There are a number of options certain brokers offer to help minimise the risk involved with currency rate fluctuations. We will go over each of these in turn:
Updates. If requested, you can ask your dealer to contact you on a regular basis to highlight any significant changes in the environment and any imminent news that could cause a change.
Forward Contracts. Many brokers offer forward contracts that allow you to book a current rate that can be used to exchange at a particular point in the future. This is handy if:
- The currency rate is particularly favourable.
- If you have a budget that cannot be broken.
Flexible forward contracts. These types of contracts are pretty much the same as ‘a forward’ other than the fact you can drawdown all or part of the booked exchange prior to the maturity date.
Stop Loss. A stop loss is a facility that will automatically purchase the currency you require when it reaches a particular level (below the rate it is at now). This level will be the lowest possible rate you are comfortable exchanging at. By taking out a stop loss, you are leaving yourself open to the benefits of a rate going dramatically in your favour while ruling out the chance of it reaching a rate you are not happy with.
Limit order. The limit order is similar to a stop loss other than it works on the other end of the spectrum. You choose a rate that you are happy to exchange at and if the rate goes for you and hits the level you have set, the broker will automatically purchase the currency on your behalf.

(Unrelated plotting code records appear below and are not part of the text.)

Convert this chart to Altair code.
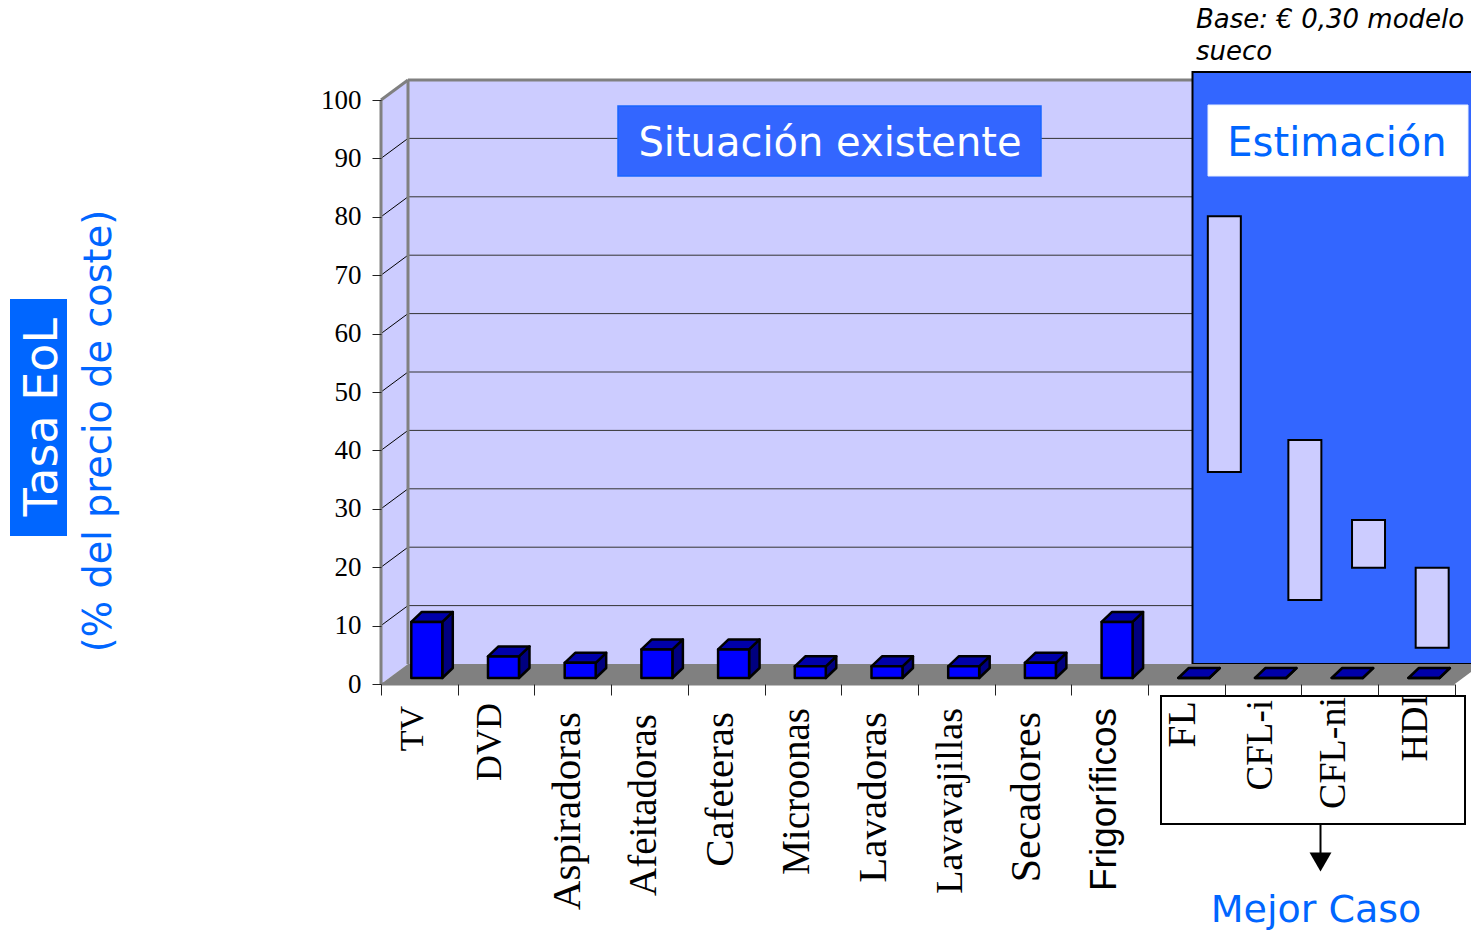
import altair as alt
import pandas as pd

# ---- values ----
categories = ["TV", "DVD", "Aspiradoras", "Afeitadoras", "Cafeteras", "Microonas",
              "Lavadoras", "Lavavajillas", "Secadores", "Frigoríficos",
              "FL", "CFL-i", "CFL-ni", "HDI"]
values = [9.6, 3.7, 2.6, 4.9, 4.9, 2.0, 2.0, 2.0, 2.6, 9.6, 0, 0, 0, 0]
range_low = [36.3, 14.4, 19.9, 6.2]
range_high = [80.1, 41.8, 28.1, 19.9]
range_cat = [10.78, 11.83, 12.66, 13.49]
y_ticks = [0, 10, 20, 30, 40, 50, 60, 70, 80, 90, 100]
x_ticks = list(range(15))

# ---- geometry ----
X0, Y0, PX_X, PX_Y = 381, 684, 76.7, 5.84
W, H = 1471 - X0, Y0 - 8
DX, DY = 27 / PX_X, 20 / PX_Y        # depth of the chart box
BX, BY = 10.5 / PX_X, 10 / PX_Y      # depth of the bars
BASE = 6 / PX_Y
BAR_L, BAR_W = 0.395, 0.404

px = lambda p: p - X0
py = lambda p: p - 8
SX = alt.Scale(domain=[0, W / PX_X], nice=False, zero=False)
SY = alt.Scale(domain=[0, H / PX_Y], nice=False, zero=False)
SERIF = "Liberation Serif"
SANS = "DejaVu Sans"
BLUE = "#0066FF"
PANEL = "#3366FF"
LAV = "#CCCCFF"
GREY = "#808080"

AX = alt.Axis(values=x_ticks, labels=False, domain=False, grid=False, tickSize=11,
              tickColor="#222222", tickWidth=1, zindex=1, title=None)
AY = alt.Axis(values=y_ticks, domain=False, grid=False, tickSize=9, tickColor="#222222",
              tickWidth=1, labelFont=SERIF, labelFontSize=27, labelColor="black",
              labelPadding=11, zindex=1, title=None)
X = lambda f="x": alt.X(f"{f}:Q", scale=SX, axis=AX, stack=None)
Y = lambda f="y": alt.Y(f"{f}:Q", scale=SY, axis=AY, stack=None)


def rule(rows, color, w):
    d = pd.DataFrame(rows, columns=["x", "x2", "y", "y2"])
    return alt.Chart(d).mark_rule(color=color, strokeWidth=w).encode(
        x=X(), x2="x2:Q", y=Y(), y2="y2:Q")


def box(x0, x1, y0, y1, fill, stroke=None, sw=0):
    kw = dict(fill=fill)
    if stroke:
        kw.update(stroke=stroke, strokeWidth=sw)
    return alt.Chart(pd.DataFrame({"a": [0]})).mark_rect(**kw).encode(
        x=alt.value(px(x0)), x2=alt.value(px(x1)), y=alt.value(py(y0)), y2=alt.value(py(y1)))


def label(text, x, y, size, color="black", font=SANS, angle=0, align="center", style="normal"):
    return alt.Chart(pd.DataFrame({"t": [text]})).mark_text(
        font=font, fontSize=size, color=color, angle=angle, align=align,
        baseline="middle", fontStyle=style).encode(
        text="t:N", x=alt.value(px(x)), y=alt.value(py(y)))


n = len(categories)
layers = []

# back wall
wall = pd.DataFrame({"x": [DX], "x2": [n + DX], "y": [DY], "y2": [100 + DY]})
layers.append(alt.Chart(wall).mark_rect(fill=LAV).encode(x=X(), x2="x2:Q", y=Y(), y2="y2:Q"))

# side wall
side = pd.DataFrame({"x": [0, DX], "y": [0, DY], "y2": [100, 100 + DY]})
layers.append(alt.Chart(side).mark_area(fill=LAV).encode(x=X(), y=Y(), y2="y2:Q"))

# grid
layers.append(rule([(DX, n + DX, v + DY, v + DY) for v in y_ticks[1:-1]], "#333333", 1))
layers.append(rule([(0, DX, v, v + DY) for v in y_ticks[1:-1]], "black", 1))

# box edges
layers.append(rule([(DX, DX, DY, 100 + DY), (DX, n + DX, 100 + DY, 100 + DY),
                    (0, 0, 0, 100), (0, DX, 100, 100 + DY), (0, n, 0, 0)], GREY, 3))

floor = pd.DataFrame({"y": [0, DY], "x": [0, DX], "x2": [n, n + DX]})
layers.append(box(618, 1041, 106, 176, PANEL, "#1A66FF", 1.5))
layers.append(label("Situación existente", 830, 144, 40, "white"))

# right panel
layers.append(box(1192.5, 1480, 72, 664, PANEL, "black", 2))
layers.append(box(1208, 1468, 105, 176, "white", "#E6EEFF", 1))
layers.append(label("Estimación", 1337, 144, 40, BLUE))

layers.append(alt.Chart(floor).mark_area(fill=GREY, orient="horizontal").encode(
    y=Y(), x=X(), x2="x2:Q"))

# range bars
rd = pd.DataFrame({"x": range_cat, "x2": [c + 33 / PX_X for c in range_cat],
                   "y": range_low, "y2": range_high})
layers.append(alt.Chart(rd).mark_rect(fill=LAV, stroke="black", strokeWidth=2).encode(
    x=X(), x2="x2:Q", y=Y(), y2="y2:Q"))

# 3-D bars
front, sides, tops = [], [], []
for i, v in enumerate(values):
    l, r = i + BAR_L, i + BAR_L + BAR_W
    b, t = BASE, BASE + v
    front.append({"x": l, "x2": r, "y": b, "y2": t})
    sides += [{"id": i, "x": r, "y": b, "y2": t}, {"id": i, "x": r + BX, "y": b + BY, "y2": t + BY}]
    tops += [{"id": i, "y": t, "x": l, "x2": r}, {"id": i, "y": t + BY, "x": l + BX, "x2": r + BX}]
bar_stroke = dict(stroke="black", strokeWidth=2.5, strokeJoin="round")
layers.append(alt.Chart(pd.DataFrame(sides)).mark_area(fill="#000080", **bar_stroke).encode(
    x=X(), y=Y(), y2="y2:Q", detail="id:N"))
layers.append(alt.Chart(pd.DataFrame(tops)).mark_area(fill="#0000AA", orient="horizontal", **bar_stroke).encode(
    y=Y(), x=X(), x2="x2:Q", detail="id:N"))
layers.append(alt.Chart(pd.DataFrame(front)).mark_rect(fill="#0000FF", **bar_stroke).encode(
    x=X(), x2="x2:Q", y=Y(), y2="y2:Q"))

# category labels
label_top = [706, 703, 712, 714, 712, 708, 712, 708, 712, 708, 701, 700, 697, 694]
label_size = [34, 36, 41, 39, 41, 39, 41, 38, 42, 37, 40, 37, 38, 38]
label_shift = [-6, -6, -5, -5, -5, -6, -6, -5, -6, -5, -3, -2, -6, 0]
for i, c in enumerate(categories):
    f = "Liberation Sans" if c == "Frigoríficos" else SERIF
    cx = X0 + (i + 0.5) * PX_X + label_shift[i]
    layers.append(label(c, cx, label_top[i], label_size[i], font=f, angle=270, align="right"))

# clipping strip and box under the axis
layers.append(box(1161, 1465, 686, 695, "white"))
layers.append(box(1161, 1465, 696, 824, "transparent", "black", 2))
layers.append(alt.Chart(pd.DataFrame({"a": [0]})).mark_rule(color="black", strokeWidth=2).encode(
    x=alt.value(px(1320.5)), y=alt.value(py(824)), y2=alt.value(py(855))))
layers.append(alt.Chart(pd.DataFrame({"a": [0]})).mark_point(
    shape="triangle-down", filled=True, fill="black", opacity=1, size=480).encode(
    x=alt.value(px(1320.5)), y=alt.value(py(862))))
layers.append(label("Mejor Caso", 1316, 911, 38, BLUE))

# notes top right
layers.append(label("Base: € 0,30 modelo", 1196, 20, 26, style="italic", align="left"))
layers.append(label("sueco", 1196, 52, 26, style="italic", align="left"))

# left titles
layers.append(box(10, 67, 299, 536, BLUE))
layers.append(label("Tasa EoL", 43, 417, 46, "white", angle=270))
layers.append(label("(% del precio de coste)", 100, 431, 38.3, BLUE, angle=270))

chart = alt.layer(*layers).properties(
    width=W, height=H, autosize="none", background="white",
    padding={"left": X0 - 8, "top": 0, "right": 0, "bottom": 930 - Y0},
).configure_view(stroke=None)

chart.save("out.html", embed_options={"renderer": "svg", "actions": False})
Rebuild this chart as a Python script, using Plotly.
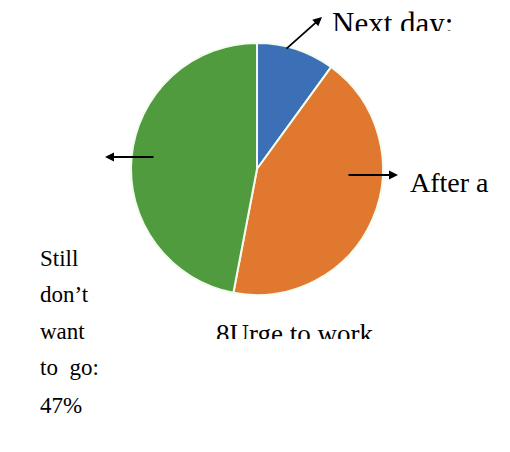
import plotly.graph_objects as go

labels = ["Next day", "Urge to work", "Still don't want to go"]
values = [10, 43, 47]
colors = ["#3B70B6", "#E0792F", "#4F9B3E"]

W, H = 510, 452
SERIF = "Liberation Serif, Times New Roman, serif"

fig = go.Figure(go.Pie(
    labels=labels, values=values, sort=False, direction="clockwise",
    rotation=0, textinfo="none", hoverinfo="label+percent",
    marker=dict(colors=colors, line=dict(color="#F4FBEF", width=2)),
    domain=dict(x=[131 / W, 383 / W], y=[1 - 296 / H, 1 - 42 / H]),
    showlegend=False,
))

def px(x):
    return x / W

def py(y):
    return 1 - y / H

ann = []
# arrows (head at x,y ; tail offset ax,ay in pixels)
for hx, hy, tx, ty in [(322, 17, 285, 50), (105, 157, 155, 157), (398, 175, 347, 175)]:
    ann.append(dict(x=px(hx), y=py(hy), xref="paper", yref="paper", text="",
                    showarrow=True, ax=tx - hx, ay=ty - hy, arrowhead=2,
                    arrowsize=1, arrowwidth=1.8, arrowcolor="black"))

def txt(t, x, y, size, anchor="left"):
    ann.append(dict(x=px(x), y=py(y), xref="paper", yref="paper", text=t,
                    showarrow=False, xanchor=anchor, yanchor="middle",
                    font=dict(family=SERIF, size=size, color="black")))

txt("Next day:", 330, 24, 31)
txt("After a", 408, 182, 28)
txt("8Urge to work", 214, 334, 27)
for line, yy in zip(["Still", "don’t", "want", "to  go:", "47%"], [258, 294, 331, 367, 405]):
    txt(line, 38, yy, 23)

# white covers that clip the labels like the reference
def cover(x0, y0, x1, y1):
    ann.append(dict(x=px(x0), y=py(y0), xref="paper", yref="paper", text=" ",
                    showarrow=False, xanchor="left", yanchor="top",
                    width=x1 - x0, height=y1 - y0, bgcolor="white",
                    borderpad=0, borderwidth=0))

cover(326, 31, 470, 46)
cover(205, 339, 400, 362)

fig.update_layout(width=W, height=H, margin=dict(l=0, r=0, t=0, b=0),
                  paper_bgcolor="white", plot_bgcolor="white",
                  annotations=ann)
fig.write_html("out.html")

A foreign exchange option gives the holder the right – but not the obligation, to purchase a currency at a particular point of time, at a pre-determined rate. The rate of exchange is guaranteed if the client chooses to take up the option but if it isn’t in their best interests to, they are not obligated to do so. Not all brokers offer options and they can be quite expensive although this premium can be well worth the investment considering the potential financial benefit and peace of mind it gives.